§ **Provided records**
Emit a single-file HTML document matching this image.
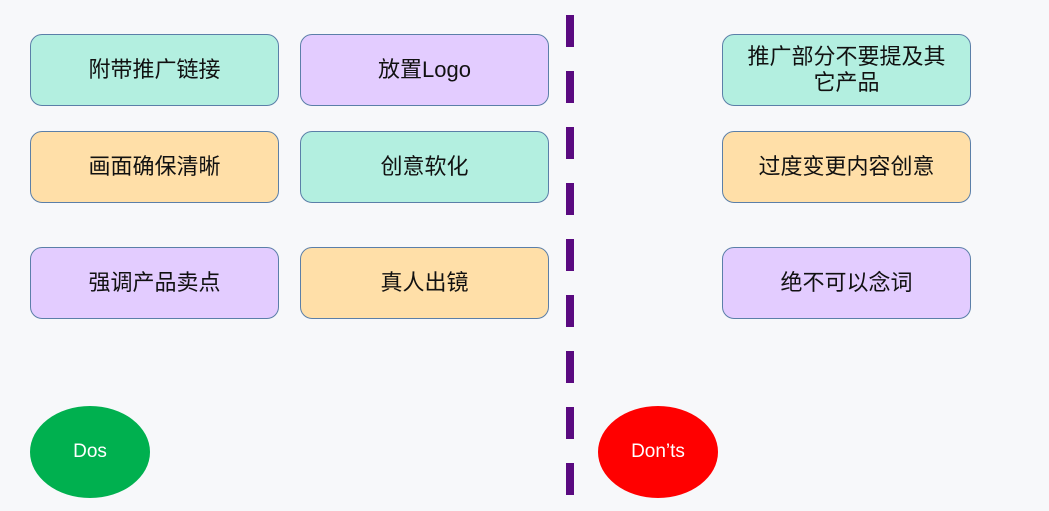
<!DOCTYPE html>
<html><head><meta charset="utf-8"><style>
body{margin:0;width:1049px;height:511px;background:#f7f8fa;position:relative;overflow:hidden;font-family:"Liberation Sans","Noto Sans CJK SC",sans-serif}
.b{position:absolute;width:249px;height:72px;border:1px solid #5b7fa8;border-radius:12px;box-sizing:border-box;display:flex;align-items:center;justify-content:center;text-align:center;font-size:22px;line-height:26px;color:#111}
.t{background:#b3efe0}.p{background:#e3ccff}.o{background:#ffdfa8}
.e{position:absolute;width:120px;height:92px;border-radius:50%;display:flex;align-items:center;justify-content:center;color:#fff;font-size:19px}
</style></head><body>
<div class="b t" style="left:30px;top:34px">附带推广链接</div>
<div class="b p" style="left:300px;top:34px">放置Logo</div>
<div class="b t" style="left:722px;top:34px">推广部分不要提及其<br>它产品</div>
<div class="b o" style="left:30px;top:131px">画面确保清晰</div>
<div class="b t" style="left:300px;top:131px">创意软化</div>
<div class="b o" style="left:722px;top:131px">过度变更内容创意</div>
<div class="b p" style="left:30px;top:247px">强调产品卖点</div>
<div class="b o" style="left:300px;top:247px">真人出镜</div>
<div class="b p" style="left:722px;top:247px">绝不可以念词</div>
<svg style="position:absolute;left:0;top:0" width="1049" height="511"><line x1="570" y1="15" x2="570" y2="500" stroke="#5a0a80" stroke-width="8" stroke-dasharray="32 24"/></svg>
<div class="e" style="left:30px;top:406px;background:#00b04f">Dos</div>
<div class="e" style="left:598px;top:406px;background:#ff0000">Don’ts</div>
</body></html>
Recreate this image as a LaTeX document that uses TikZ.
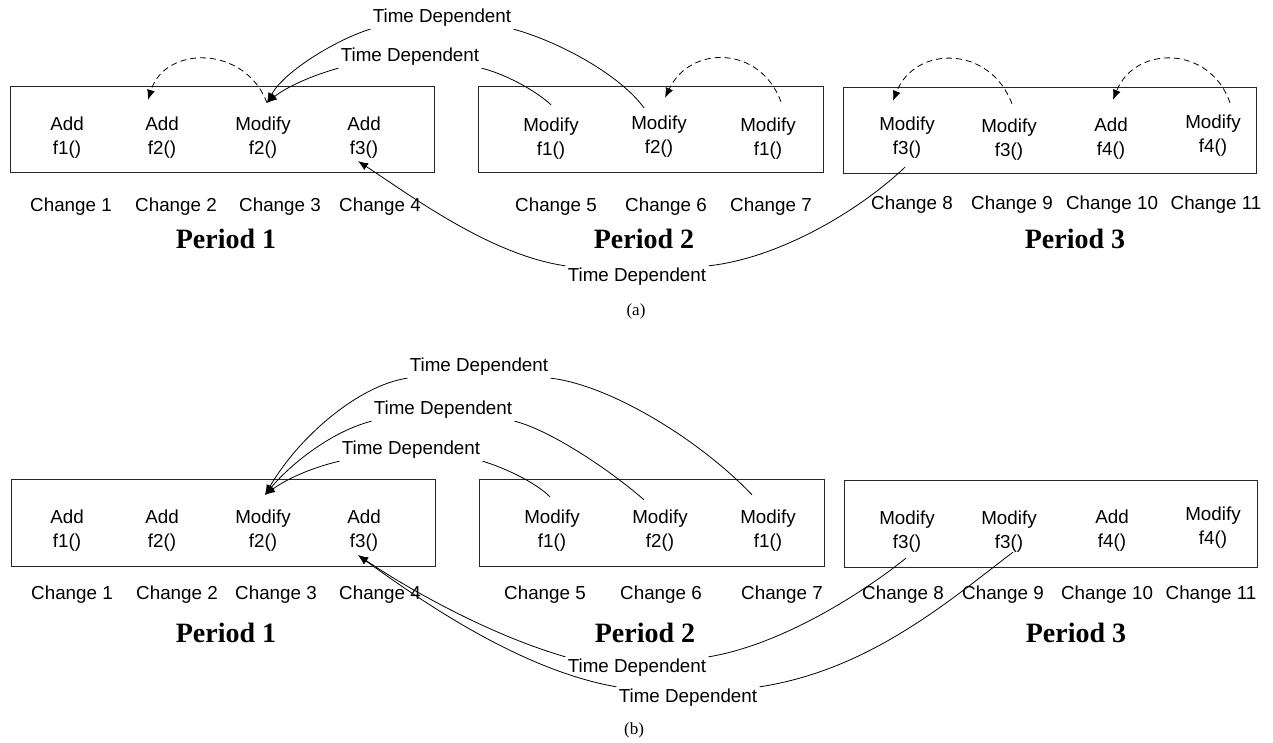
\documentclass[tikz,border=0pt]{standalone}
\usepackage{fontspec}
\setmainfont{Liberation Serif}
\setsansfont{Liberation Sans}
\usetikzlibrary{arrows.meta}
\tikzset{>={Latex[length=5pt,width=4pt]}}
\tikzset{
  chg/.style={font=\sffamily\fontsize{9.4}{11}\selectfont, inner sep=1pt},
  item/.style={align=center, inner sep=1pt, font=\sffamily\fontsize{9.4}{12}\selectfont},
  per/.style={font=\bfseries\fontsize{14}{16}\selectfont, inner sep=1pt},
  subcap/.style={font=\fontsize{8.5}{10}\selectfont, inner sep=1pt},
  box/.style={line width=0.5pt, draw=black!85},
  link/.style={line width=0.4pt},
  back/.style={line width=0.4pt, dash pattern=on 3pt off 2pt},
}

\begin{document}
\begin{tikzpicture}[x=0.5pt, y=-0.5pt]
    \useasboundingbox (0,0) rectangle (1273,743);
    % ---- (a) ----
    \draw[box](10, 87)rectangle(434, 173);
    \draw[box](478, 87)rectangle(823, 173);
    \draw[box](843, 88)rectangle(1256, 174);
    \node[item](a1)at(67, 138){Add\\f1()};
    \node[item](a2)at(162, 138){Add\\f2()};
    \node[item](a3)at(263, 138){Modify\\f2()};
    \node[item](a4)at(364, 138){Add\\f3()};
    \node[item](a5)at(551, 139){Modify\\f1()};
    \node[item](a6)at(659, 137){Modify\\f2()};
    \node[item](a7)at(768, 139){Modify\\f1()};
    \node[item](a8)at(907, 138){Modify\\f3()};
    \node[item](a9)at(1009, 140){Modify\\f3()};
    \node[item](a10)at(1111, 139){Add\\f4()};
    \node[item](a11)at(1213, 136){Modify\\f4()};
    \node[chg](ca1)at(71, 207){Change 1};
    \node[chg](ca2)at(176, 207){Change 2};
    \node[chg](ca3)at(280, 207){Change 3};
    \node[chg](ca4)at(380, 207){Change 4};
    \node[chg](ca5)at(556, 207){Change 5};
    \node[chg](ca6)at(666, 207){Change 6};
    \node[chg](ca7)at(771, 207){Change 7};
    \node[chg](ca8)at(912, 205){Change 8};
    \node[chg](ca9)at(1012, 205){Change 9};
    \node[chg](ca10)at(1112, 205){Change 10};
    \node[chg](ca11)at(1216, 205){Change 11};
    \node[per](pa1)at(226, 239){Period 1};
    \node[per](pa2)at(644, 239){Period 2};
    \node[per](pa3)at(1075, 239){Period 3};
    \node[chg](tdA1)at(442, 18){Time Dependent};
    \node[chg](tdA2)at(410, 57){Time Dependent};
    \node[chg](tdA3)at(637, 277){Time Dependent};
    \node[subcap](capa)at(636, 311){(a)};
    \draw[link, ->](tdA1.south west)..controls(340, 38)and(285, 70)..([xshift=2pt, yshift=6pt]a3.north);
    \draw[link](tdA1.south east)..controls(560, 42)and(620, 75)..([xshift=-7.5pt, yshift=3pt]a6.north);
    \draw[link, ->](tdA2.south west)..controls(310, 76)and(285, 88)..([xshift=2pt, yshift=6pt]a3.north);
    \draw[link](tdA2.south east)..controls(505, 74)and(535, 90)..([yshift=5.5pt]a5.north);
    \draw[link](tdA3.north east)..controls(780, 258)and(860, 210)..([xshift=-1pt, yshift=-3pt]a8.south);
    \draw[link, ->](tdA3.north west)..controls(490, 255)and(410, 195)..([xshift=-3pt]a4.south);
    \draw[back, ->]([xshift=2pt, yshift=6pt]a3.north)..controls(245, 45)and(165, 45)..([xshift=-7pt, yshift=7.5pt]a2.north);
    \draw[back, ->]([xshift=6.5pt, yshift=7pt]a7.north)..controls(760, 45)and(690, 45)..([xshift=3pt, yshift=8pt]a6.north);
    \draw[back, ->]([xshift=1.5pt, yshift=6.5pt]a9.north)..controls(990, 45)and(915, 45)..([xshift=-7pt, yshift=7pt]a8.north);
    \draw[back, ->]([xshift=8.5pt, yshift=5pt]a11.north)..controls(1210, 45)and(1135, 45)..([xshift=1pt, yshift=8pt]a10.north);
    % ---- (b) ----
    \draw[box](11, 479)rectangle(435, 566);
    \draw[box](479, 479)rectangle(824, 566);
    \draw[box](844, 480)rectangle(1257, 567);
    \node[item](b1)at(67, 531){Add\\f1()};
    \node[item](b2)at(162, 531){Add\\f2()};
    \node[item](b3)at(263, 531){Modify\\f2()};
    \node[item](b4)at(364, 531){Add\\f3()};
    \node[item](b5)at(552, 531){Modify\\f1()};
    \node[item](b6)at(660, 531){Modify\\f2()};
    \node[item](b7)at(768, 531){Modify\\f1()};
    \node[item](b8)at(907, 532){Modify\\f3()};
    \node[item](b9)at(1009, 532){Modify\\f3()};
    \node[item](b10)at(1112, 531){Add\\f4()};
    \node[item](b11)at(1213, 528){Modify\\f4()};
    \node[chg](cb1)at(72, 595){Change 1};
    \node[chg](cb2)at(177, 595){Change 2};
    \node[chg](cb3)at(276, 595){Change 3};
    \node[chg](cb4)at(380, 595){Change 4};
    \node[chg](cb5)at(545, 595){Change 5};
    \node[chg](cb6)at(661, 595){Change 6};
    \node[chg](cb7)at(782, 595){Change 7};
    \node[chg](cb8)at(903, 595){Change 8};
    \node[chg](cb9)at(1003, 595){Change 9};
    \node[chg](cb10)at(1107, 595){Change 10};
    \node[chg](cb11)at(1211, 595){Change 11};
    \node[per](pb1)at(226, 633){Period 1};
    \node[per](pb2)at(645, 633){Period 2};
    \node[per](pb3)at(1076, 633){Period 3};
    \node[chg](tdB1)at(479, 367){Time Dependent};
    \node[chg](tdB2)at(443, 410){Time Dependent};
    \node[chg](tdB3)at(411, 450){Time Dependent};
    \node[chg](tdB4)at(637, 668){Time Dependent};
    \node[chg](tdB5)at(688, 698){Time Dependent};
    \node[subcap](capb)at(634, 730){(b)};
    \draw[link, ->](tdB1.south west)..controls(360, 385)and(300, 435)..([xshift=1pt, yshift=6.5pt]b3.north);
    \draw[link](tdB1.south east)..controls(610, 385)and(700, 440)..([xshift=-8pt, yshift=6.5pt]b7.north);
    \draw[link, ->](tdB2.south west)..controls(330, 432)and(290, 465)..([xshift=1pt, yshift=6.5pt]b3.north);
    \draw[link](tdB2.south east)..controls(550, 430)and(610, 470)..([xshift=-8pt, yshift=4pt]b6.north);
    \draw[link, ->](tdB3.south west)..controls(310, 468)and(285, 480)..([xshift=1pt, yshift=6.5pt]b3.north);
    \draw[link](tdB3.south east)..controls(505, 468)and(535, 482)..([xshift=-1pt, yshift=5.5pt]b5.north);
    \draw[link](tdB4.north east)..controls(780, 645)and(860, 595)..([xshift=-0.5pt, yshift=-1.5pt]b8.south);
    \draw[link, ->](tdB4.north west)..controls(490, 635)and(410, 590)..([xshift=-3pt, yshift=-0.5pt]b4.south);
    \draw[link](tdB5.north east)..controls(870, 670)and(950, 600)..([xshift=2pt, yshift=1.5pt]b9.south);
    \draw[link, ->](tdB5.north west)..controls(520, 670)and(420, 600)..([xshift=-3pt, yshift=-0.5pt]b4.south);
\end{tikzpicture}
\end{document}
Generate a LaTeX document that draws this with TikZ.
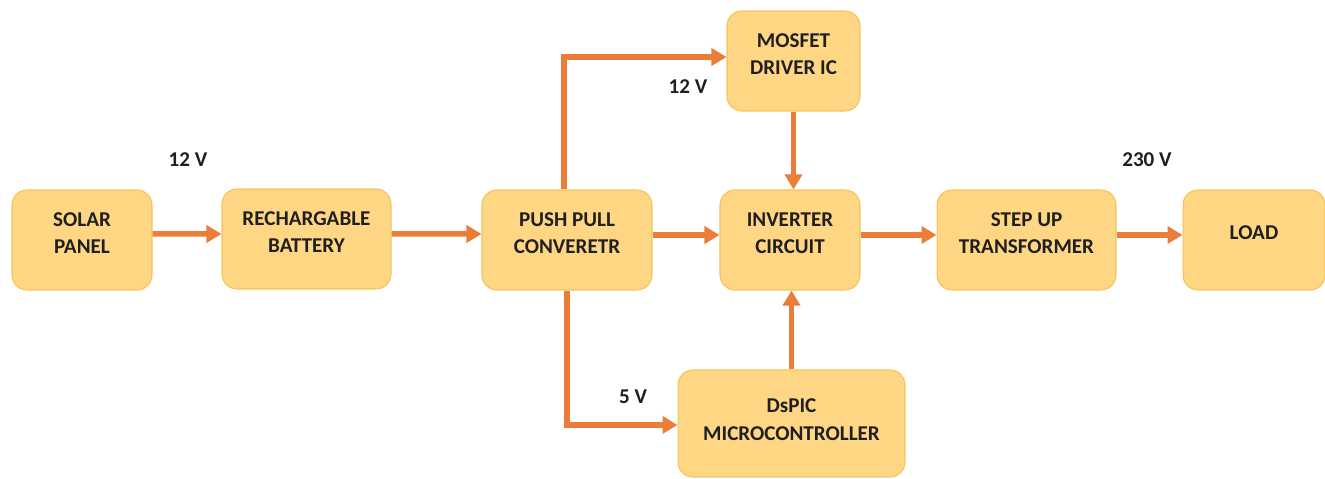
\documentclass[tikz,border=0pt]{standalone}
\usepackage{fontspec}
\setmainfont{Carlito}
\usetikzlibrary{arrows.meta}
\definecolor{blockfill}{HTML}{FFD683}
\definecolor{blockline}{HTML}{F3C35A}
\definecolor{wire}{HTML}{EB7D3A}
\definecolor{ink}{HTML}{1F1F1F}
\tikzset{
    block/.style={draw=blockline, fill=blockfill, rounded corners=0.3cm, line width=0.6pt,
        text=ink, font=\fontsize{12}{15.6}\selectfont\bfseries, align=center,
        minimum height=2cm, text depth=0.28cm},
    feed/.style={draw=wire, line width=0.11cm, -{Triangle[length=0.3cm,width=0.34cm]}},
    volt/.style={text=ink, font=\fontsize{12}{14}\selectfont\bfseries}
}
\begin{document}
\begin{tikzpicture}[x=0.02cm, y=-0.02cm]
    \useasboundingbox (0,0) rectangle (1325,479);
    % main chain
    \node[block, minimum width=2.8cm] (solar) at (82,240) {SOLAR\\PANEL};
    \node[block, minimum width=3.38cm] (battery) at (306.5,239) {RECHARGABLE\\BATTERY};
    \node[block, minimum width=3.4cm] (push) at (567,240) {PUSH PULL\\CONVERETR};
    \node[block, minimum width=2.8cm] (inverter) at (790,240) {INVERTER\\CIRCUIT};
    \node[block, minimum width=3.58cm] (stepup) at (1026.5,240) {STEP UP\\TRANSFORMER};
    \node[block, minimum width=2.84cm] (load) at (1254,240) {LOAD};
    % side blocks
    \node[block, minimum width=2.66cm] (mosfet) at (793.5,61) {MOSFET\\DRIVER IC};
    \node[block, minimum width=4.54cm, minimum height=2.14cm, text depth=0.16cm] (dspic) at (791.5,423.5) {DsPIC\\MICROCONTROLLER};
    % voltages
    \node[volt] (vbat) at (188,160) {12 V};
    \node[volt] (vdrv) at (688,87) {12 V};
    \node[volt] (vmcu) at (633,397) {5 V};
    \node[volt] (vout) at (1147,160) {230 V};

    \draw[feed] ([yshift=0.12cm]solar.east) -- ([yshift=0.1cm]battery.west);
    \draw[feed] ([yshift=0.1cm]battery.east) -- ([yshift=0.12cm]push.west);
    \draw[feed] ([yshift=0.1cm]push.east) -- ([yshift=0.1cm]inverter.west);
    \draw[feed] ([yshift=0.1cm]inverter.east) -- ([yshift=0.1cm]stepup.west);
    \draw[feed] ([yshift=0.1cm]stepup.east) -- ([yshift=0.1cm]load.west);
    \draw[feed] ([xshift=-0.06cm]push.north) |- ([yshift=0.08cm]mosfet.west);
    \draw[feed] (push.south) |- ([yshift=-0.03cm]dspic.west);
    \draw[feed] (mosfet.south) -- (mosfet.south |- inverter.north);
    \draw[feed] (dspic.north) -- (dspic.north |- inverter.south);
\end{tikzpicture}
\end{document}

§ **Description of the task**
Say how many lines above contain the string "that". Answer with the number only.

§ **Exercise output**
2